Leave out the pictures; transcribe all else exactly.

▶ _Recorded information_
....

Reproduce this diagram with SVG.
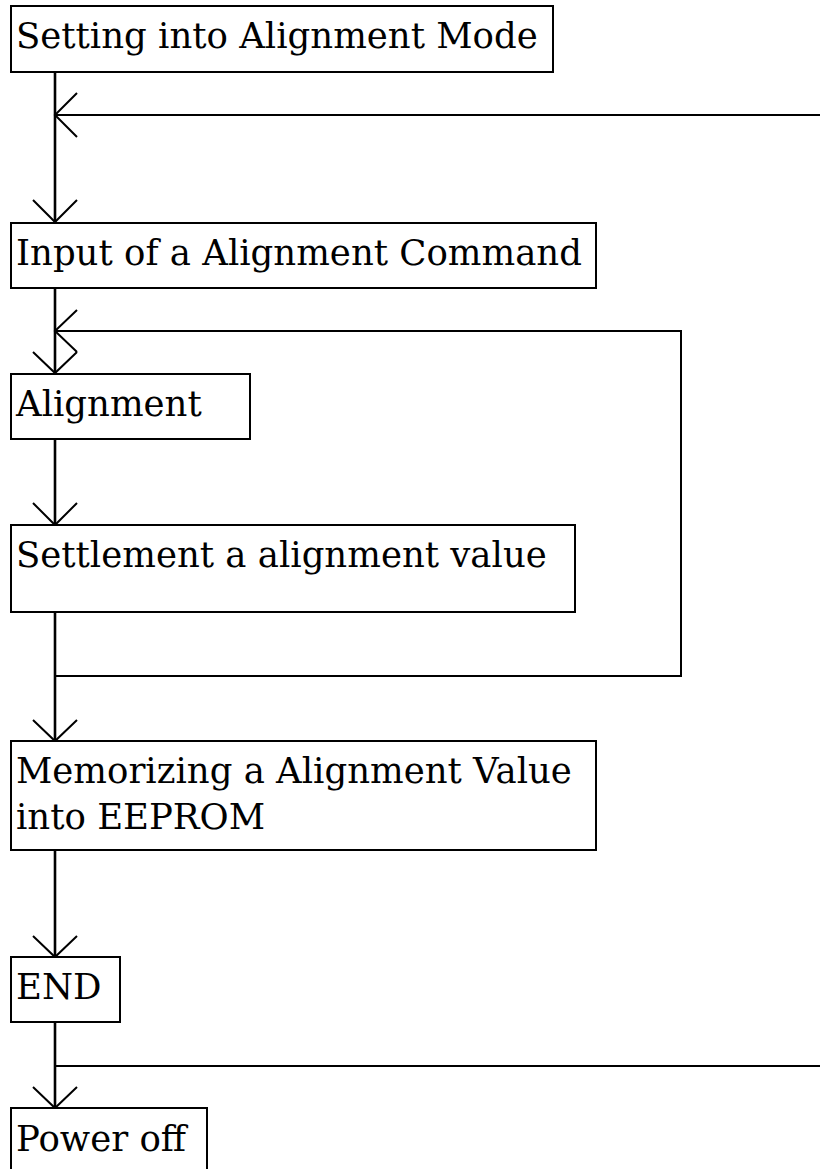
<svg xmlns="http://www.w3.org/2000/svg" width="820" height="1169" viewBox="0 0 820 1169">
<style>
.box{fill:#fff;stroke:#000;stroke-width:2}
.t{font-family:"DejaVu Serif",serif;font-size:35.5px;fill:#000}
.c{fill:none;stroke:#000;stroke-width:2}
.v{fill:none;stroke:#000;stroke-width:2.6}
</style>
<rect width="820" height="1169" fill="#fff"/>
<g id="connectors">
<path class="v" d="M55,72 V222"/>
<path class="c" d="M33,200 L55,222 L77,200"/>
<path class="c" d="M820,115 H55"/>
<path class="c" d="M77,93 L55,115 L77,137"/>
<path class="v" d="M55,288 V373"/>
<path class="c" d="M33,352 L55,373 L77,352"/>
<path class="c" d="M55,676 H681 V331 H55"/>
<path class="c" d="M77,310 L55,331 L77,352"/>
<path class="v" d="M55,439 V525"/>
<path class="c" d="M33,503 L55,525 L77,503"/>
<path class="v" d="M55,612 V741"/>
<path class="c" d="M33,720 L55,741 L77,720"/>
<path class="v" d="M55,850 V957"/>
<path class="c" d="M33,936 L55,957 L77,936"/>
<path class="v" d="M55,1022 V1108"/>
<path class="c" d="M55,1066 H820"/>
<path class="c" d="M33,1087 L55,1108 L77,1087"/>
</g>
<g id="n1"><rect class="box" x="11" y="6" width="542" height="66"/><text class="t" x="16" y="48">Setting into Alignment Mode</text></g>
<g id="n2"><rect class="box" x="11" y="223" width="585" height="65"/><text class="t" x="16" y="265">Input of a Alignment Command</text></g>
<g id="n3"><rect class="box" x="11" y="374" width="239" height="65"/><text class="t" x="16" y="416">Alignment</text></g>
<g id="n4"><rect class="box" x="11" y="525" width="564" height="87"/><text class="t" x="16" y="567">Settlement a alignment value</text></g>
<g id="n5"><rect class="box" x="11" y="741" width="585" height="109"/><text class="t" x="16" y="783">Memorizing a Alignment Value</text><text class="t" x="16" y="829">into EEPROM</text></g>
<g id="n6"><rect class="box" x="11" y="957" width="109" height="65"/><text class="t" x="16" y="999">END</text></g>
<g id="n7"><rect class="box" x="11" y="1108" width="196" height="70"/><text class="t" x="16" y="1151">Power off</text></g>
</svg>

....

▶ _Final answer_
Reproduce this diagram with SVG.
<svg xmlns="http://www.w3.org/2000/svg" width="820" height="1169" viewBox="0 0 820 1169">
<style>
.box{fill:#fff;stroke:#000;stroke-width:2}
.t{font-family:"DejaVu Serif",serif;font-size:35.5px;fill:#000}
.c{fill:none;stroke:#000;stroke-width:2}
.v{fill:none;stroke:#000;stroke-width:2.6}
</style>
<rect width="820" height="1169" fill="#fff"/>
<g id="connectors">
<path class="v" d="M55,72 V222"/>
<path class="c" d="M33,200 L55,222 L77,200"/>
<path class="c" d="M820,115 H55"/>
<path class="c" d="M77,93 L55,115 L77,137"/>
<path class="v" d="M55,288 V373"/>
<path class="c" d="M33,352 L55,373 L77,352"/>
<path class="c" d="M55,676 H681 V331 H55"/>
<path class="c" d="M77,310 L55,331 L77,352"/>
<path class="v" d="M55,439 V525"/>
<path class="c" d="M33,503 L55,525 L77,503"/>
<path class="v" d="M55,612 V741"/>
<path class="c" d="M33,720 L55,741 L77,720"/>
<path class="v" d="M55,850 V957"/>
<path class="c" d="M33,936 L55,957 L77,936"/>
<path class="v" d="M55,1022 V1108"/>
<path class="c" d="M55,1066 H820"/>
<path class="c" d="M33,1087 L55,1108 L77,1087"/>
</g>
<g id="n1"><rect class="box" x="11" y="6" width="542" height="66"/><text class="t" x="16" y="48">Setting into Alignment Mode</text></g>
<g id="n2"><rect class="box" x="11" y="223" width="585" height="65"/><text class="t" x="16" y="265">Input of a Alignment Command</text></g>
<g id="n3"><rect class="box" x="11" y="374" width="239" height="65"/><text class="t" x="16" y="416">Alignment</text></g>
<g id="n4"><rect class="box" x="11" y="525" width="564" height="87"/><text class="t" x="16" y="567">Settlement a alignment value</text></g>
<g id="n5"><rect class="box" x="11" y="741" width="585" height="109"/><text class="t" x="16" y="783">Memorizing a Alignment Value</text><text class="t" x="16" y="829">into EEPROM</text></g>
<g id="n6"><rect class="box" x="11" y="957" width="109" height="65"/><text class="t" x="16" y="999">END</text></g>
<g id="n7"><rect class="box" x="11" y="1108" width="196" height="70"/><text class="t" x="16" y="1151">Power off</text></g>
</svg>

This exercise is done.